By Susan McKay (for Irish News)
As the families of those murdered on Bloody Sunday deal with the news that they must wait another full year to learn the outcome of the Saville Inquiry, the family of Robert Hamill must be bracing themselves for the start of the long-delayed inquiry into events surrounding his murder.
In rejecting the family’s demand that the terms of the inquiry be widened to include the role and decisions of the Director of Public Prosecutions, the secretary of state has breezily declared that the family and the inquiry team have simply misunderstood, and that the role of the DPP can, in fact, be scrutinised.
With “constructive engagement” all round, says Shaun Woodward, there should be no further delays.
Let’s hope. It is, after all, almost 11 years since the 25-year-old father was kicked to death by loyalists on a Portadown street during the hateful frenzy of early summer in the Drumcree years.
Lest there be any doubt about the motive for the attack, there were shouts of “Kill the Fenian bastard”.
Police officers, whose brief was to defuse confrontations on this known sectarian flashpoint, allegedly sat in their Land Rover.
It is seven years since two people were convicted of conspiring to pervert the course of justice. It is alleged that they lied to provide an alibi for a policeman accused of helping one of the murder suspects by advising him to dispose of the clothes he had worn during the attack. This reserve officer was in the Land Rover at the scene and took part in the police operation. He knew the suspect.
Charges of perverting the course of justice were brought against this officer but later dropped.
It is seven years since the parties to the Weston Park talks agreed that Judge Peter Cory should look into allegations of collusion in relation to a number of controversial killings. It is four years since Judge Cory recommended that there was enough evidence to proceed with such an inquiry in the Hamill case and others. Judge Cory urged a “speedy resolution” of the case so that “public confidence in the police and the administration of justice” be restored.
It is three years since the British introduced a bill to limit the scope of the Cory and other inquiries. The inquiry was due to start two years ago but was delayed initially by a demand for anonymity by police officers. This went from the courts to the House of Lords and back before being rejected. The most recent delay came about because the inquiry team and Barra McGrory, the lawyer acting for the Hamill family, wanted the secretary of state to extend the terms of reference.
No-one has been convicted of Robert Hamill’s murder.

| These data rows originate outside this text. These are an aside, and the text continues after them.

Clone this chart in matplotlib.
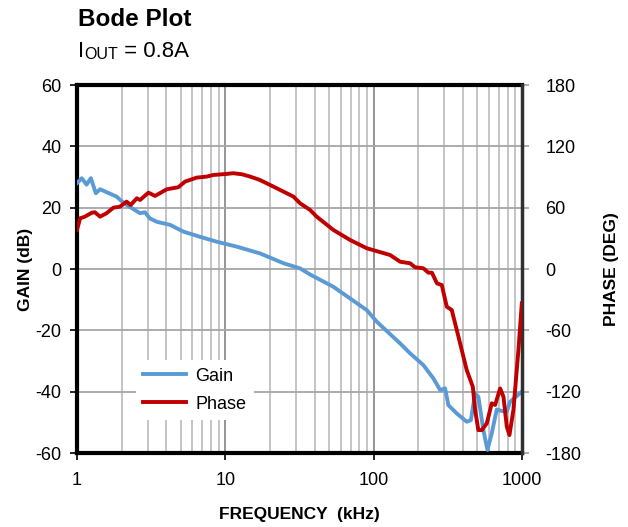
import matplotlib
matplotlib.use("Agg")
import matplotlib.pyplot as plt
from matplotlib.ticker import LogLocator, NullFormatter, FixedLocator

# ---- data ----
gain_freq = [1.0, 1.076, 1.16, 1.24, 1.34, 1.43, 1.85, 1.98, 2.16, 2.66, 2.87, 3.10, 3.45,
             4.24, 5.21, 6.75, 8.75, 11.9, 17.1, 24.6, 31.9, 37.3, 53.5, 89.8, 105, 151,
             176, 216, 253, 281, 303, 319, 363, 424, 452, 483, 508, 549, 585, 625, 676,
             731, 790, 831, 997]
gain_db = [28, 29.6, 27.5, 29.6, 24.7, 26, 23.6, 22.3, 20.9, 18.2, 18.5, 16.5, 15.4,
           14.4, 12.2, 10.5, 8.9, 7.3, 5.1, 1.9, 0.2, -1.8, -5.8, -13.4, -17.2, -24.3,
           -27.5, -31.3, -35.7, -39.5, -38.9, -44.4, -47.1, -49.8, -49.3, -40.6, -41.7,
           -52.5, -59, -53.6, -45.8, -46.3, -46.5, -43.3, -40]

phase_freq = [1.0, 1.05, 1.13, 1.26, 1.32, 1.43, 1.58, 1.76, 1.95, 2.16, 2.30, 2.53, 2.66,
              3.03, 3.36, 4.03, 4.82, 5.35, 6.41, 7.49, 8.30, 10.2, 11.3, 12.9, 14.7, 17.1,
              22.2, 28.8, 31.9, 37.3, 41.3, 53.5, 69.3, 89.8, 129, 151, 176, 190, 216, 234,
              247, 267, 288, 311, 336, 373, 424, 466, 483, 508, 536, 579, 625, 659, 712,
              750, 790, 823, 875, 946, 997]
phase_deg = [38.2, 49.6, 51.2, 55.1, 55.5, 51.2, 54.5, 60, 61, 65.9, 62.6, 69.2, 67.5,
             74.7, 71.5, 78, 80, 85.5, 89.4, 90.4, 92, 93, 93.7, 92.7, 90.4, 87.1,
             79, 70.8, 64.3, 57.7, 51.2, 38.2, 28.4, 20.3, 13.7, 7.1, 5.6, 1.7, 0.7, -3.6,
             -3.6, -14, -15.7, -36.9, -40.1, -66.3, -98.9, -115.2, -138, -157.6, -157.6,
             -151, -131.4, -133, -116.8, -125, -154.3, -162.5, -138, -79.3, -33.6]

gain_ticks = [-60, -40, -20, 0, 20, 40, 60]
phase_ticks = [-180, -120, -60, 0, 60, 120, 180]
x_ticks = [1, 10, 100, 1000]
x_tick_labels = ["1", "10", "100", "1000"]

# ---- figure ----
plt.rcParams['font.family'] = ['Liberation Sans', 'DejaVu Sans']
plt.rcParams['axes.unicode_minus'] = False
fig = plt.figure(figsize=(6.28, 5.27), dpi=100)
ax = fig.add_axes([77/628, 1-453/527, (522-77)/628, (453-85)/527])
ax2 = ax.twinx()

l1, = ax.plot(gain_freq, gain_db, color='#5B9BD5', lw=2.8, label='Gain', zorder=3)
l2, = ax2.plot(phase_freq, phase_deg, color='#C00000', lw=2.8, label='Phase', zorder=3)

ax.set_xscale('log')
ax.set_xlim(1, 1000)
ax.set_ylim(-60, 60)
ax2.set_ylim(-180, 180)
ax.set_yticks(gain_ticks)
ax2.set_yticks(phase_ticks)
ax.xaxis.set_major_locator(FixedLocator(x_ticks))
ax.set_xticklabels(x_tick_labels)
ax.xaxis.set_minor_locator(LogLocator(base=10, subs=range(2, 10)))
ax.xaxis.set_minor_formatter(NullFormatter())

ax.grid(True, which='major', axis='x', color='#8C8C8C', lw=1.3)
ax.grid(True, which='minor', axis='x', color='#BFBFBF', lw=1.3)
ax.grid(True, which='major', axis='y', color='#A6A6A6', lw=1.3)
ax.set_axisbelow(True)

ax.tick_params(axis='y', which='major', direction='out', length=5, width=1.2,
               labelsize=13, pad=6, color='black')
ax.tick_params(axis='x', which='major', direction='out', length=5, width=1.2,
               labelsize=13, pad=9, color='black')
ax.tick_params(axis='x', which='minor', length=0)
ax2.tick_params(axis='y', direction='out', length=5, width=1.2, labelsize=13,
                pad=12, color='#A0A0A0')

for s in ['left', 'bottom', 'top']:
    ax.spines[s].set_linewidth(3)
    ax.spines[s].set_color('black')
ax.spines['right'].set_visible(False)
for s in ['left', 'bottom', 'top']:
    ax2.spines[s].set_visible(False)
ax2.spines['right'].set_linewidth(2.5)
ax2.spines['right'].set_color('#303030')

lab_font = dict(family=['Liberation Sans Narrow', 'Liberation Sans'], fontweight='bold', fontsize=12.5)
ax.set_xlabel('FREQUENCY  (kHz)', labelpad=13, **lab_font)
ax.set_ylabel('GAIN (dB)', labelpad=2, **lab_font)
ax2.set_ylabel('PHASE (DEG)', labelpad=16, rotation=90, **lab_font)

leg = ax2.legend(handles=[l1, l2], loc='upper left', bbox_to_anchor=(0.112, 0.276),
                 frameon=True, fontsize=13, handlelength=2.4, borderpad=0.4,
                 labelspacing=0.6, handletextpad=0.5, fancybox=False)
leg.get_frame().set_facecolor('white')
leg.get_frame().set_edgecolor('none')
leg.get_frame().set_alpha(1)

fig.text(78/628, 1-19/527, 'Bode Plot', fontsize=17.5, fontweight='bold', va='center', ha='left')
t1 = fig.text(78/628, 1-57/527, 'I', fontsize=16, va='baseline', ha='left')
t2 = ax.annotate('OUT', xy=(1.0, 0.0), xycoords=t1, xytext=(0, 0), textcoords='offset points',
                 fontsize=11.5, va='bottom', ha='left', annotation_clip=False)
ax.annotate(' = 0.8A', xy=(1.0, 0.0), xycoords=t2, xytext=(0, 0), textcoords='offset points',
            fontsize=16, va='bottom', ha='left', annotation_clip=False)

fig.savefig('out.png', dpi=100)
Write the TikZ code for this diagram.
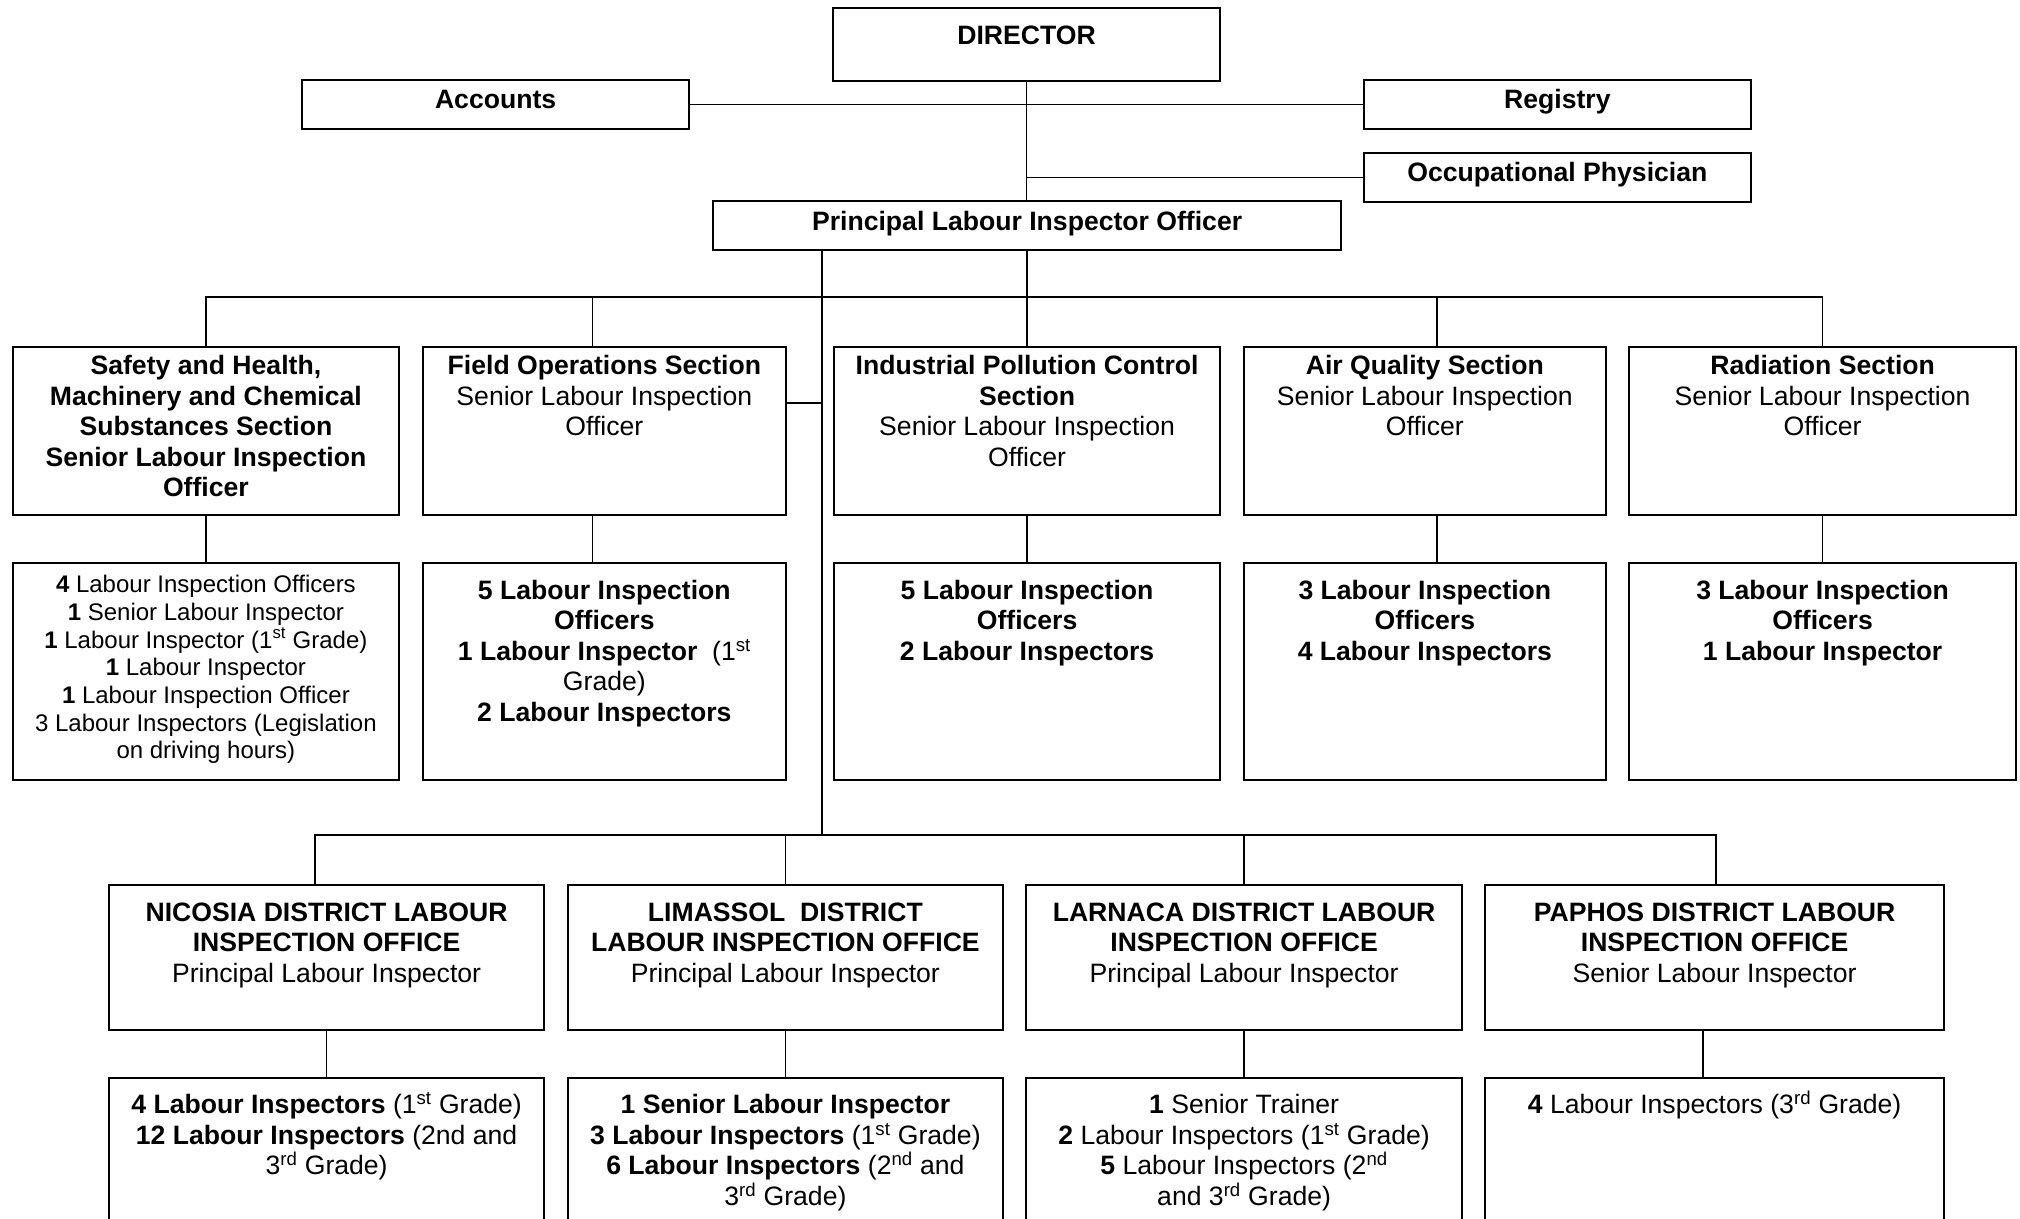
\documentclass[tikz,border=0pt]{standalone}
\usepackage{fontspec}
\setmainfont{Liberation Sans}
\usetikzlibrary{calc}
\newcommand{\bt}[4]{\parbox[c][#2pt][t]{#1pt}{\centering\rule{0pt}{#3pt}#4\par}}
\tikzset{
  box/.style={draw, line width=2.2pt, fill=white, inner sep=0pt, anchor=north west, font=\fontsize{26.6}{30.5}\selectfont},
  smallbox/.style={box, font=\fontsize{24}{27.7}\selectfont},
  conn/.style={line width=1.4pt}
}
\begin{document}
\begin{tikzpicture}[x=1pt,y=-1pt]
\path[use as bounding box] (0,0) rectangle (2020,1218);
\clip (0,0) rectangle (2020,1218);
\coordinate (sbus) at (0,297);
\coordinate (dbus) at (0,835);
\coordinate (tr) at (822,0);

% top level
\node[box] (dir) at (832,7) {\bt{387}{73}{36}{\textbf{DIRECTOR}}};
\node[box] (acc) at (301,79) {\bt{387}{49}{28}{\textbf{Accounts}}};
\node[box] (reg) at (1363,79) {\bt{386.5}{49}{28}{\textbf{Registry}}};
\node[box] (occ) at (1363,152) {\bt{386.5}{48.5}{28}{\textbf{Occupational Physician}}};
\node[box] (plio) at (712,200) {\bt{628}{48.5}{29}{\textbf{Principal Labour Inspector Officer}}};

% sections
\node[box] (s1) at (11.6,345.5) {\bt{386.4}{168.5}{28}{\textbf{Safety and Health,\\ Machinery and Chemical\\ Substances Section\\ Senior Labour Inspection\\ Officer}}};
\node[box] (s2) at (422,345.5) {\bt{362.5}{168.5}{28}{\textbf{Field Operations Section}\\ Senior Labour Inspection\\ Officer}};
\node[box] (s3) at (833,345.5) {\bt{386}{168.5}{28}{\textbf{Industrial Pollution Control}\\ \textbf{Section}\\ Senior Labour Inspection\\ Officer}};
\node[box] (s4) at (1242.5,345.5) {\bt{362.5}{168.5}{28}{\textbf{Air Quality Section}\\ Senior Labour Inspection\\ Officer}};
\node[box] (s5) at (1628,345.5) {\bt{387}{168.5}{28}{\textbf{Radiation Section}\\ Senior Labour Inspection\\ Officer}};

% section staff
\node[smallbox] (c1) at (11.6,562) {\bt{386.4}{217}{29.5}{\textbf{4} Labour Inspection Officers\\ \textbf{1} Senior Labour Inspector\\ \textbf{1} Labour Inspector (1\textsuperscript{st} Grade)\\ \textbf{1} Labour Inspector\\ \textbf{1} Labour Inspection Officer\\ 3 Labour Inspectors (Legislation\\ on driving hours)}};
\node[box] (c2) at (422,562) {\bt{362.5}{217}{36}{\textbf{5 Labour Inspection}\\ \textbf{Officers}\\ \textbf{1 Labour Inspector}\ \ (1\textsuperscript{st}\\ Grade)\\ \textbf{2 Labour Inspectors}}};
\node[box] (c3) at (833,562) {\bt{386}{217}{36}{\textbf{5 Labour Inspection\\ Officers\\ 2 Labour Inspectors}}};
\node[box] (c4) at (1242.5,562) {\bt{362.5}{217}{36}{\textbf{3 Labour Inspection\\ Officers\\ 4 Labour Inspectors}}};
\node[box] (c5) at (1628,562) {\bt{387}{217}{36}{\textbf{3 Labour Inspection\\ Officers\\ 1 Labour Inspector}}};

% district offices
\node[box] (d1) at (108,884) {\bt{435}{145}{36}{\textbf{NICOSIA DISTRICT LABOUR}\\ \textbf{INSPECTION OFFICE}\\ Principal Labour Inspector}};
\node[box] (d2) at (567,884) {\bt{434.6}{145}{36}{\textbf{LIMASSOL\ \ DISTRICT}\\ \textbf{LABOUR INSPECTION OFFICE}\\ Principal Labour Inspector}};
\node[box] (d3) at (1025,884) {\bt{436}{145}{36}{\textbf{LARNACA DISTRICT LABOUR}\\ \textbf{INSPECTION OFFICE}\\ Principal Labour Inspector}};
\node[box] (d4) at (1484,884) {\bt{459}{145}{36}{\textbf{PAPHOS DISTRICT LABOUR}\\ \textbf{INSPECTION OFFICE}\\ Senior Labour Inspector}};

% district staff
\node[box] (e1) at (108,1076.7) {\bt{435}{150}{36}{\textbf{4 Labour Inspectors} (1\textsuperscript{st} Grade)\\ \textbf{12 Labour Inspectors} (2nd and\\ 3\textsuperscript{rd} Grade)}};
\node[box] (e2) at (567,1076.7) {\bt{434.6}{150}{36}{\textbf{1 Senior Labour Inspector}\\ \textbf{3 Labour Inspectors} (1\textsuperscript{st} Grade)\\ \textbf{6 Labour Inspectors} (2\textsuperscript{nd} and\\ 3\textsuperscript{rd} Grade)}};
\node[box] (e3) at (1025,1076.7) {\bt{436}{150}{36}{\textbf{1} Senior Trainer\\ \textbf{2} Labour Inspectors (1\textsuperscript{st} Grade)\\ \textbf{5} Labour Inspectors (2\textsuperscript{nd}\\ and 3\textsuperscript{rd} Grade)}};
\node[box] (e4) at (1484,1076.7) {\bt{459}{150}{36}{\textbf{4} Labour Inspectors (3\textsuperscript{rd} Grade)}};

% connectors
\draw[conn] (dir.south) -- (dir.south |- plio.north);
\draw[conn] (acc.east) -- (reg.west);
\draw[conn] (occ.west) -- (occ.west -| dir.south);
\draw[conn] (plio.south -| tr) -- (dbus -| tr);
\draw[conn] (plio.south) -- (s3.north);
\draw[conn] (s1.north) -- (s1.north |- sbus) -- (s5.north |- sbus) -- (s5.north);
\draw[conn] ([xshift=-12pt]s2.north) -- ([xshift=-12pt]s2.north |- sbus);
\draw[conn] ([xshift=12pt]s4.north) -- ([xshift=12pt]s4.north |- sbus);
\draw[conn] ([yshift=28pt]s2.east) -- ([yshift=28pt]s2.east -| tr);
\draw[conn] (s1.south) -- (c1.north);
\draw[conn] ([xshift=-12pt]s2.south) -- ([xshift=-12pt]c2.north);
\draw[conn] (s3.south) -- (c3.north);
\draw[conn] ([xshift=12pt]s4.south) -- ([xshift=12pt]c4.north);
\draw[conn] (s5.south) -- (c5.north);
\draw[conn] ([xshift=-11.5pt]d1.north) -- ([xshift=-11.5pt]d1.north |- dbus) -- ([xshift=1.2pt]d4.north |- dbus) -- ([xshift=1.2pt]d4.north);
\draw[conn] (d2.north) -- (d2.north |- dbus);
\draw[conn] (d3.north) -- (d3.north |- dbus);
\draw[conn] (d1.south) -- (e1.north);
\draw[conn] (d2.south) -- (e2.north);
\draw[conn] (d3.south) -- (e3.north);
\draw[conn] ([xshift=-11.5pt]d4.south) -- ([xshift=-11.5pt]e4.north);
\end{tikzpicture}
\end{document}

A case was brought but it collapsed.
A crowd of 40 or more people were involved in the attack -- in the end, just one man was convicted of affray. Key witnesses to events on the night of the attack were not required to give evidence.
The Police Ombudsman pointed out that a proper examination of the reserve officer’s role could have changed the course of the murder investigation.
The circumstances surrounding the dropping of the case against him are controversial and are at the heart of the demand that the role of the DPP be scrutinised at the inquiry.
This was a decision taken at the highest level -- the former attorney general, Lord Goldsmith, was consulted about it.
Judge Cory speaks of the role of the reserve police officer in question as being “worrisome”.
Just as worrisome is the fact that the RUC has stated that it made key decisions throughout the case on the basis of consultations with the DPP.
The DPP has been involved in a great number of controversial decisions in cases related to the Northern Ireland conflict -- as well as in others. British and Irish Rights Watch identified more than a dozen questions about its role in the handling of the case of the murder of Pat Finucane alone.
The relationship between the DPP and the RUC was unusually close -- far more so than would be the case in Britain. The attorney general has moaned that taking part in the Hamill inquiry to protect the DPP’s reputation would potentially divert staff from their work -- but finding out why there was no justice for Robert Hamill is far more important than that.